Dalla UE peraltro verranno scelte essenziali, dalla transizione energetica all’immigrazione, dalla politica fiscale verso i big dell’hitech al completamento del Pnrr (fondamentale per la nostra economia). Soprattutto qualificanti saranno le scelte per la ricerca della pace dall’Ucraina martoriata al Medio Oriente in fiamme.
Sul fronte dell’opposizione è confermata la novità dell’ingresso dei Pentastellati nella sinistra di Fratojanni (contraria alla von der Leyen), mentre Pd e Verdi aderiscono alla maggioranza europeista con Popolari e Liberali di Macron. La scelta di Conte continua a suscitare polemiche nel M5S, specie nella componente grillina contraria a indicazioni politiche di schieramento (secondo i dictat del fondatore).
In politica interna le divergenze nella maggioranza hanno evocato l’esigenza tra FdI, Lega e FI di una “verifica”, una pratica molto diffusa nella prima Repubblica. Meloni preferisce non enfatizzare i contrasti, ma le questioni aperte crescono. Sul decreto Sanità i Governatori leghisti Fedriga e Zaia hanno contestato il ministro della salute Schillaci, chiedendo e ottenendo il rispetto delle prerogative regionali, anche alla luce della nuova legge Calderoli.
Nello stesso tempo alcune regioni del Nord, dal Piemonte al Veneto, chiedono la delega immediata di poteri previsti dalle nuove norme, mentre il Sud (tutto unito, destra e sinistra) è contrario, in attesa della definizione dei Lep (livelli essenziali di prestazione); ma il Governo non dispone oggi dei finanziamenti necessari (ci vorranno almeno due-tre anni). Le norme Calderoli – come molti temevano – rischiano di divenire una “bomba” sull’attività dell’Esecutivo, accentuando lo scontro tra Regioni ricche e povere.
Sul fronte dei partiti si registrano infine due elementi. Il primo è il pubblico richiamo di Prodi (padre dell’Ulivo) alla Schlein perché non scelga la strada del partito unico a sinistra, puntando invece a presenze plurali.
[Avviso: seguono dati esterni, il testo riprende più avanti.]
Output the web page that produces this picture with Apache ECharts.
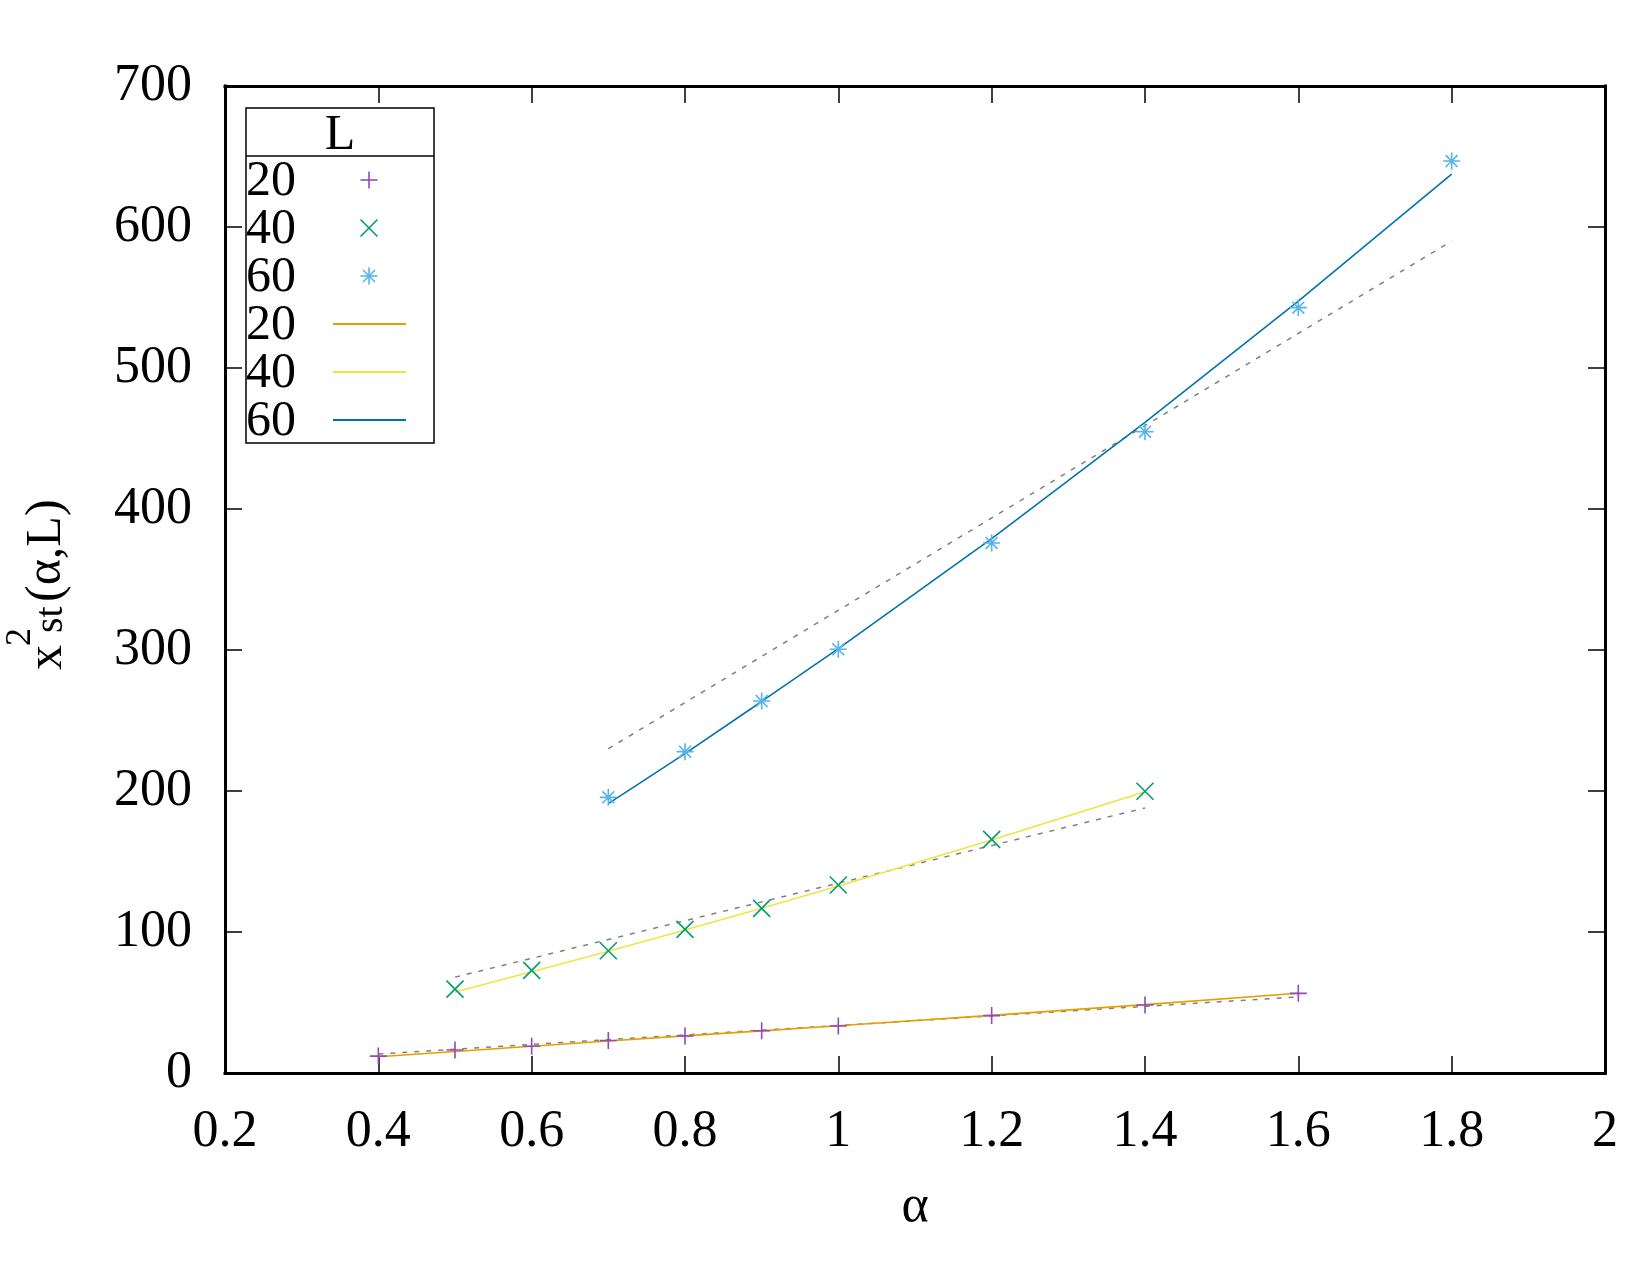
<!DOCTYPE html>
<html>
<head>
<meta charset="utf-8">
<script src="https://cdn.jsdelivr.net/npm/echarts@6/dist/echarts.min.js"></script>
<style>
  html, body { margin: 0; padding: 0; background: #fff; }
  #chart { width: 1650px; height: 1275px; }
</style>
</head>
<body>
<div id="chart"></div>
<script>
// data
const alpha20 = [0.4, 0.5, 0.6, 0.7, 0.8, 0.9, 1.0, 1.2, 1.4, 1.6]
const chi20 = [12, 16.3, 19, 23, 26.2, 30, 33.3, 40.7, 48.2, 56.5]
const fit20 = [11.5, 15.3, 19.0, 22.7, 26.3, 29.9, 33.5, 40.9, 48.5, 56.6]

const alpha40 = [0.5, 0.6, 0.7, 0.8, 0.9, 1.0, 1.2, 1.4]
const chi40 = [59.5, 72.8, 86.7, 101.9, 116.8, 133.3, 165.7, 199.8]
const fit40 = [57.5, 71.8, 86.4, 101.4, 116.8, 132.6, 165.3, 199.5]

const alpha60 = [0.7, 0.8, 0.9, 1.0, 1.2, 1.4, 1.6, 1.8]
const chi60 = [195.5, 227.9, 263.8, 300.5, 375.9, 454.8, 542.8, 646.8]
const fit60 = [191, 226.5, 263.5, 301, 379, 461.5, 547.5, 637.5]

// dashed guide lines (end points)
const guideX20 = [0.4, 1.6]
const guide20 = [13.5, 54]
const guideX40 = [0.5, 1.4]
const guide40 = [68, 188]
const guideX60 = [0.7, 1.8]
const guide60 = [230, 590]

const legendLabels = ['20', '40', '60', '20', '40', '60']

const FONT = '"Liberation Serif", "DejaVu Serif", serif'
const colors = {
  p20: '#9448bc', p40: '#009e73', p60: '#56b4e9',
  l20: '#e69f00', l40: '#f0e442', l60: '#0072b2'
}

const PLUS = 'path://M0,5L10,5M5,0L5,10'
const CROSS = 'path://M0,0L10,10M10,0L0,10'
const STAR = 'path://M0,5L10,5M5,0L5,10M1.5,1.5L8.5,8.5M8.5,1.5L1.5,8.5'

const zip = (xs, ys) => xs.map((x, i) => [x, ys[i]])

const pointSeries = (name, xs, ys, symbol, color) => ({
  name: name,
  type: 'scatter',
  data: zip(xs, ys),
  symbol: symbol,
  symbolSize: 17,
  itemStyle: { color: color, borderColor: color, borderWidth: 1.6, opacity: 1 },
  z: 5
})

const lineSeries = (name, xs, ys, color) => ({
  name: name,
  type: 'line',
  data: zip(xs, ys),
  showSymbol: false,
  symbol: 'none',
  lineStyle: { color: color, width: 1.6 },
  z: 4
})

const guideSeries = (xs, ys) => ({
  type: 'line',
  data: zip(xs, ys),
  showSymbol: false,
  symbol: 'none',
  lineStyle: { color: '#808080', width: 1.5, type: [5, 7] },
  z: 3
})

// legend box drawn by hand (gnuplot style: label left, key right)
const legendGraphics = () => {
  const items = [
    { type: 'rect', shape: { x: 246, y: 108, width: 188, height: 335 },
      style: { fill: '#fff', stroke: '#000', lineWidth: 1.5 } },
    { type: 'line', shape: { x1: 246, y1: 156, x2: 434, y2: 156 },
      style: { stroke: '#000', lineWidth: 1.5 } },
    { type: 'text', x: 340, y: 136,
      style: { text: 'L', font: '50px ' + FONT, fill: '#000', textAlign: 'center', textVerticalAlign: 'middle' } }
  ]
  const keyColors = [colors.p20, colors.p40, colors.p60, colors.l20, colors.l40, colors.l60]
  legendLabels.forEach((lab, i) => {
    const cy = 180 + 48 * i
    items.push({ type: 'text', x: 246, y: cy + 2,
      style: { text: lab, font: '50px ' + FONT, fill: '#000', textAlign: 'left', textVerticalAlign: 'middle' } })
    const c = keyColors[i]
    const seg = (x1, y1, x2, y2) => items.push({ type: 'line', shape: { x1, y1, x2, y2 },
      style: { stroke: c, lineWidth: i < 3 ? 1.6 : 1.8 } })
    const cx = 369, h = 8.5
    if (i === 0 || i === 2) { seg(cx - h, cy, cx + h, cy); seg(cx, cy - h, cx, cy + h) }
    if (i === 1 || i === 2) {
      const d = i === 2 ? 6 : h
      seg(cx - d, cy - d, cx + d, cy + d); seg(cx + d, cy - d, cx - d, cy + d)
    }
    if (i >= 3) seg(333, cy, 406, cy)
  })
  return items
}

// y axis title x^2_st(α,L), rotated
const yTitle = {
  type: 'group', x: 0, y: 583, rotation: Math.PI / 2,
  children: [
    { type: 'text', x: -87, y: 48, style: { text: 'x', font: '50px ' + FONT, fill: '#000', textAlign: 'left', textVerticalAlign: 'middle' } },
    { type: 'text', x: -63, y: 21, style: { text: '2', font: '36px ' + FONT, fill: '#000', textAlign: 'left', textVerticalAlign: 'middle' } },
    { type: 'text', x: -50, y: 51, style: { text: 'st', font: '40px ' + FONT, fill: '#000', textAlign: 'left', textVerticalAlign: 'middle' } },
    { type: 'text', x: -19, y: 47, style: { text: '(α,L)', font: '50px ' + FONT, fill: '#000', textAlign: 'left', textVerticalAlign: 'middle' } }
  ]
}

const axisLine = { show: true, onZero: false, lineStyle: { color: '#000', width: 3, cap: 'square' } }
const axisTick = { show: true, inside: true, length: 17, lineStyle: { color: '#000', width: 1.5 } }
const labelStyle = { fontFamily: FONT, fontSize: 52, color: '#000', margin: 33 }

const chart = echarts.init(document.getElementById('chart'))
chart.setOption({
  animation: false,
  backgroundColor: '#fff',
  grid: { left: 225, right: 45, top: 86, bottom: 202, outerBoundsMode: 'none' },
  xAxis: [
    {
      type: 'value', position: 'bottom', min: 0.2, max: 2, interval: 0.2,
      axisLine: axisLine, axisTick: axisTick, splitLine: { show: false },
      axisLabel: Object.assign({}, labelStyle, { formatter: v => String(+v.toFixed(1)) }),
      name: 'α', nameLocation: 'middle', nameGap: 108,
      nameTextStyle: { fontFamily: FONT, fontSize: 52, color: '#000' }
    },
    {
      type: 'value', position: 'top', min: 0.2, max: 2, interval: 0.2,
      axisLine: axisLine, axisTick: axisTick, splitLine: { show: false },
      axisLabel: { show: false }
    }
  ],
  yAxis: [
    {
      type: 'value', position: 'left', min: 0, max: 700, interval: 100,
      axisLine: axisLine, axisTick: axisTick, splitLine: { show: false },
      axisLabel: labelStyle
    },
    {
      type: 'value', position: 'right', min: 0, max: 700, interval: 100,
      axisLine: axisLine, axisTick: axisTick, splitLine: { show: false },
      axisLabel: { show: false }
    }
  ],
  graphic: [yTitle].concat(legendGraphics()),
  series: [
    guideSeries(guideX20, guide20),
    guideSeries(guideX40, guide40),
    guideSeries(guideX60, guide60),
    pointSeries('20', alpha20, chi20, PLUS, colors.p20),
    pointSeries('40', alpha40, chi40, CROSS, colors.p40),
    pointSeries('60', alpha60, chi60, STAR, colors.p60),
    lineSeries('20 fit', alpha20, fit20, colors.l20),
    lineSeries('40 fit', alpha40, fit40, colors.l40),
    lineSeries('60 fit', alpha60, fit60, colors.l60)
  ]
})
</script>
</body>
</html>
Nell’area di centro due esponenti di Azione e Forza Italia, Costa e Marattin, hanno proposto la ricostituzione del Terzo Polo, con nuovi leader; Renzi non ha risposto, Calenda ha duramente contestato il cuneese Costa, che per protesta ha lasciato gli incarichi di partito. S’impone una domanda: Renzi e Calenda, dopo il disastro alle Europee, dove vogliono andare? Quale proposta, se non il sopravvivere personale, per i milioni di elettori (valutati sul 10%) collocati su una linea diversa dal destra-sinistra?
E nel Pd Prodi può essere liquidato come “il buon nonno”, o i temi posti non meriterebbero adeguata attenzione, soprattutto dalla componente riformista? La stessa crisi politica dell’area centrale non esigerebbe valutazioni più approfondite?
Le forze politiche tutte (di destra, centro, sinistra) non debbono poi scordare il fenomeno permanente del forte astensionismo; la stessa indicazione del sondaggista Nando Pagnoncelli sul 58% di astenuti tra i cattolici praticanti dovrebbe indurre a una politica meno incentrata sulla persona e più attenta ai grandi temi della società.